Before the due date of our child, our midwife sat down with us and asked us a lot of questions.
Do you want medication for pain?
Who is allowed in the room?
Will you be breastfeeding?
Do you want to cut the umbilical cord?
Do you want to take the placenta home?
Hmm? Some we had to think about.
For the labor and delivery, I was pretty chill; as long as the baby came out, I didn't have a preference on what method or what medication. I had a strong desire to breastfeed. Knowing it could be tough, I told Nate that if there was one thing I wanted tons of encouragement on, it was to keep breastfeeding.
Recently, I ate my words.
It wasn't just tough, it was full of pain. Although baby was thriving, the pain not only brought me to tears while nursing, it caused me to cringe when I held her in between nursing. It made me noticeably less enthusiastic throughout the days. I had tons of support: advice from friends and family, many medical consultations, and the sweet encouragement from my husband just as I requested.

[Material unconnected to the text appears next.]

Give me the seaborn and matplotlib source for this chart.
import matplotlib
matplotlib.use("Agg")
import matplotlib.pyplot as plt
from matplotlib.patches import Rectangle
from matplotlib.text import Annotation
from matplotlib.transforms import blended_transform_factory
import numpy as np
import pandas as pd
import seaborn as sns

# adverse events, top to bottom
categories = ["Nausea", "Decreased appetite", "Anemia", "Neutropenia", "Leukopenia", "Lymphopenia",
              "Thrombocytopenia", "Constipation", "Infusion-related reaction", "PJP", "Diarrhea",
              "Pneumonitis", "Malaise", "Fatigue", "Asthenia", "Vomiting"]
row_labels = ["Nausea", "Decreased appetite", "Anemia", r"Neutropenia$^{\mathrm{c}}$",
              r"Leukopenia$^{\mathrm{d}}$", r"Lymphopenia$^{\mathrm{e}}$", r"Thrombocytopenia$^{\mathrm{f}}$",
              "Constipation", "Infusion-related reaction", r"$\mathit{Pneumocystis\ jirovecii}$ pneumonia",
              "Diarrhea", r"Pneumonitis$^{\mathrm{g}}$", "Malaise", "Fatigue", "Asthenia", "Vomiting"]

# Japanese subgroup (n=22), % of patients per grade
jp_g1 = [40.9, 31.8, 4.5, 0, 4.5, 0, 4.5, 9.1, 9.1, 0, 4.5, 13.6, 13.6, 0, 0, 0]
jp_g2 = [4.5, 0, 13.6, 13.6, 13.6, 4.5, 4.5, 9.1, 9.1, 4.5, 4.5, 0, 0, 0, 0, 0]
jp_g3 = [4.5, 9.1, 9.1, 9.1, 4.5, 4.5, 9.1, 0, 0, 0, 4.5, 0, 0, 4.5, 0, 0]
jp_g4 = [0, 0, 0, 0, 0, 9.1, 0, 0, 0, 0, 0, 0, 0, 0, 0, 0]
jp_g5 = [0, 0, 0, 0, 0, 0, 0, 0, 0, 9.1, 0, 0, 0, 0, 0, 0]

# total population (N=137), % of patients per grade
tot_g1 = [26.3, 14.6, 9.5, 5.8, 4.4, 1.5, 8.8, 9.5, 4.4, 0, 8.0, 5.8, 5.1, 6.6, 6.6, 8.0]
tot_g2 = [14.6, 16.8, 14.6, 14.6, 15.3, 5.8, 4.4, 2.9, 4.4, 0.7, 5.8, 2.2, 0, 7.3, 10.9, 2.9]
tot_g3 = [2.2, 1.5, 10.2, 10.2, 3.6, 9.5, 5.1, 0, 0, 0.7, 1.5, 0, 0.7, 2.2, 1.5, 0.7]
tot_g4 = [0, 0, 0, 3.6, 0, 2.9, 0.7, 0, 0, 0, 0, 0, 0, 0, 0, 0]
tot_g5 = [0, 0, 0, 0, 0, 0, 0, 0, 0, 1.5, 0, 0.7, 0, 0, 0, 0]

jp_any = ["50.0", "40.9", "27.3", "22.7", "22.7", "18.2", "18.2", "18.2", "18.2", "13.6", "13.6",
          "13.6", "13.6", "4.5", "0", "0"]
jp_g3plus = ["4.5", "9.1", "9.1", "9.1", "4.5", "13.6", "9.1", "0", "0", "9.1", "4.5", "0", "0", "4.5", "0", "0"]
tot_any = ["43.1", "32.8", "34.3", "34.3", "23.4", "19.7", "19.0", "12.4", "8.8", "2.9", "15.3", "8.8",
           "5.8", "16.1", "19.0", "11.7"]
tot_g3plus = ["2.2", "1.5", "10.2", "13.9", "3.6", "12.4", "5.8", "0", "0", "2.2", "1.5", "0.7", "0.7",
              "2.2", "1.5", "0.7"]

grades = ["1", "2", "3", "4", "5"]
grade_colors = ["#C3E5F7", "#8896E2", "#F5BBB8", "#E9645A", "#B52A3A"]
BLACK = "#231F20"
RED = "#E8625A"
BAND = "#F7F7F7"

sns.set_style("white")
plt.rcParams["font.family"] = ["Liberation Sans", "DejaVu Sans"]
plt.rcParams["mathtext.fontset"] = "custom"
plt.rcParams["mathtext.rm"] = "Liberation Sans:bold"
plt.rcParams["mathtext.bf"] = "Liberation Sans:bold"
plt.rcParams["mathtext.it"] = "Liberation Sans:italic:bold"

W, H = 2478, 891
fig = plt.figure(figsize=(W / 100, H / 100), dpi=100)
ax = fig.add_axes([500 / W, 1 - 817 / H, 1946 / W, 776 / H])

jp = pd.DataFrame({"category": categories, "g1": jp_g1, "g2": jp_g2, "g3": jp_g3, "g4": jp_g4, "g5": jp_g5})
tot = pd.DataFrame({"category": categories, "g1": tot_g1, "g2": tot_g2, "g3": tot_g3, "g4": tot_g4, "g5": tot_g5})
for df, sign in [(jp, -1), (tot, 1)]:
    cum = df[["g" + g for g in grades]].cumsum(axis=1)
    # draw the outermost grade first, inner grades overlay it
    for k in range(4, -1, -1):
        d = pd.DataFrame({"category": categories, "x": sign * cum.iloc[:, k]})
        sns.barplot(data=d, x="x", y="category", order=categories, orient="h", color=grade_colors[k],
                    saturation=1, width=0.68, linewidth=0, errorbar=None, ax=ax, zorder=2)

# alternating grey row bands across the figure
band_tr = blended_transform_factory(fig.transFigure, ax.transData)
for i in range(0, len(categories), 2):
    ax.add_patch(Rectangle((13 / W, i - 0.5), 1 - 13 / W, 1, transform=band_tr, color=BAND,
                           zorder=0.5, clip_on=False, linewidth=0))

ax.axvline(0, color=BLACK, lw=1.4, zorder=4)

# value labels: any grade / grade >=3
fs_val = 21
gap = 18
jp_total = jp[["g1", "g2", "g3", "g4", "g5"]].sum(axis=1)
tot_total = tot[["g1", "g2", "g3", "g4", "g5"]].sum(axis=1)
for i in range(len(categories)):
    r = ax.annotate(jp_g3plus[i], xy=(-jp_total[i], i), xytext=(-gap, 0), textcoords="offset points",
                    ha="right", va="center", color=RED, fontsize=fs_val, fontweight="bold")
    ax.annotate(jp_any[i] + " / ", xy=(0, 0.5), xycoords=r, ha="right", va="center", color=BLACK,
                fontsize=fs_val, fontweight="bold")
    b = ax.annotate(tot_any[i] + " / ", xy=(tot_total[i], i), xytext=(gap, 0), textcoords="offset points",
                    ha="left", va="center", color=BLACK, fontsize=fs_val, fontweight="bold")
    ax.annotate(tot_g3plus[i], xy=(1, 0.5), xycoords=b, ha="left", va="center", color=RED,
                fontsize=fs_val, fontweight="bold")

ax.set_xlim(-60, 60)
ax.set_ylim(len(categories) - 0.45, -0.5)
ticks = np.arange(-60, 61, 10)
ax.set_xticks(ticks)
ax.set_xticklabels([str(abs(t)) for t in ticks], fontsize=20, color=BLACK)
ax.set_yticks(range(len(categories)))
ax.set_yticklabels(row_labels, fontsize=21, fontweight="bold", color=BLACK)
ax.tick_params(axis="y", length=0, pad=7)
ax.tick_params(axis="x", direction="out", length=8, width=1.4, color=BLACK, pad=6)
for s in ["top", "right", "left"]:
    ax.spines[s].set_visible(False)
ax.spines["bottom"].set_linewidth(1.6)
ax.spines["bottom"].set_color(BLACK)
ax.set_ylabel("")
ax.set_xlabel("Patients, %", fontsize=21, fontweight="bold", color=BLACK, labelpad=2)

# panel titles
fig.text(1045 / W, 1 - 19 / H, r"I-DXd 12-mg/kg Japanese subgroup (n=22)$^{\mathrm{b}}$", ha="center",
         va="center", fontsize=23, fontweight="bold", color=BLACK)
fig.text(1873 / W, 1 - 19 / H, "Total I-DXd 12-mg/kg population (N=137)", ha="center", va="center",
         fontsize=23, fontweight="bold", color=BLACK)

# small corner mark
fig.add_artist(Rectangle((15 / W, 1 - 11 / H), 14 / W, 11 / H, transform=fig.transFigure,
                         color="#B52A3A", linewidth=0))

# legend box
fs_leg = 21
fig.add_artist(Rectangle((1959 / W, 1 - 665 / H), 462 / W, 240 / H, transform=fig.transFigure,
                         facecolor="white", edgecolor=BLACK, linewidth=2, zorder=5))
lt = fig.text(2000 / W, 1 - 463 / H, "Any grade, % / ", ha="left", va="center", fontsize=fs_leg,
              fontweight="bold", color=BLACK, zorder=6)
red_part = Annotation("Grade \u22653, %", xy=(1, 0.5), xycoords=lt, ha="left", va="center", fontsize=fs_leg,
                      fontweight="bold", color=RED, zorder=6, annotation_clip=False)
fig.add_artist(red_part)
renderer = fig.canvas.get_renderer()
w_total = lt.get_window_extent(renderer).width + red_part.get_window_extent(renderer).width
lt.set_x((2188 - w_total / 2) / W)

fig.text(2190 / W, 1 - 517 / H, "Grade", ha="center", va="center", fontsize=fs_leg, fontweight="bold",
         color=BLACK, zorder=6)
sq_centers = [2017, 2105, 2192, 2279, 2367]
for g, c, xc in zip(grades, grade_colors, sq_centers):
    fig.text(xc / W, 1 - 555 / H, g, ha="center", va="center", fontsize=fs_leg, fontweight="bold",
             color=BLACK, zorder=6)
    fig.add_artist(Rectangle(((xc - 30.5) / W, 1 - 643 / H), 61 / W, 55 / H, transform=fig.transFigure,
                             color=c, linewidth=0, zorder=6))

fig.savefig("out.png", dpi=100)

Here's a picture I took to remember what fighting through the pain is like. It sucked. I can remember that without a picture.
One morning, I screamed out in pain as I held her. Then I heard the best words I've ever heard: "No more, no more."
So I stopped. Cold turkey. If you're wondering if it is like what you read on Google, it is. And cabbage leaves are indeed a miracle.
I'm now content in nourishing my child regardless of the method. I'm content with holding my child close regardless of the way she eats.
I set my expectations on a very specific path instead of setting them with an underlying goal. Changing that expectation has provided a multitude of smiles, tons of snuggles with the sweet little one, and only a few random 'what if I would have tried harder' thoughts.
I'd call that a win.
Best of luck to you if you need to alter your expectations.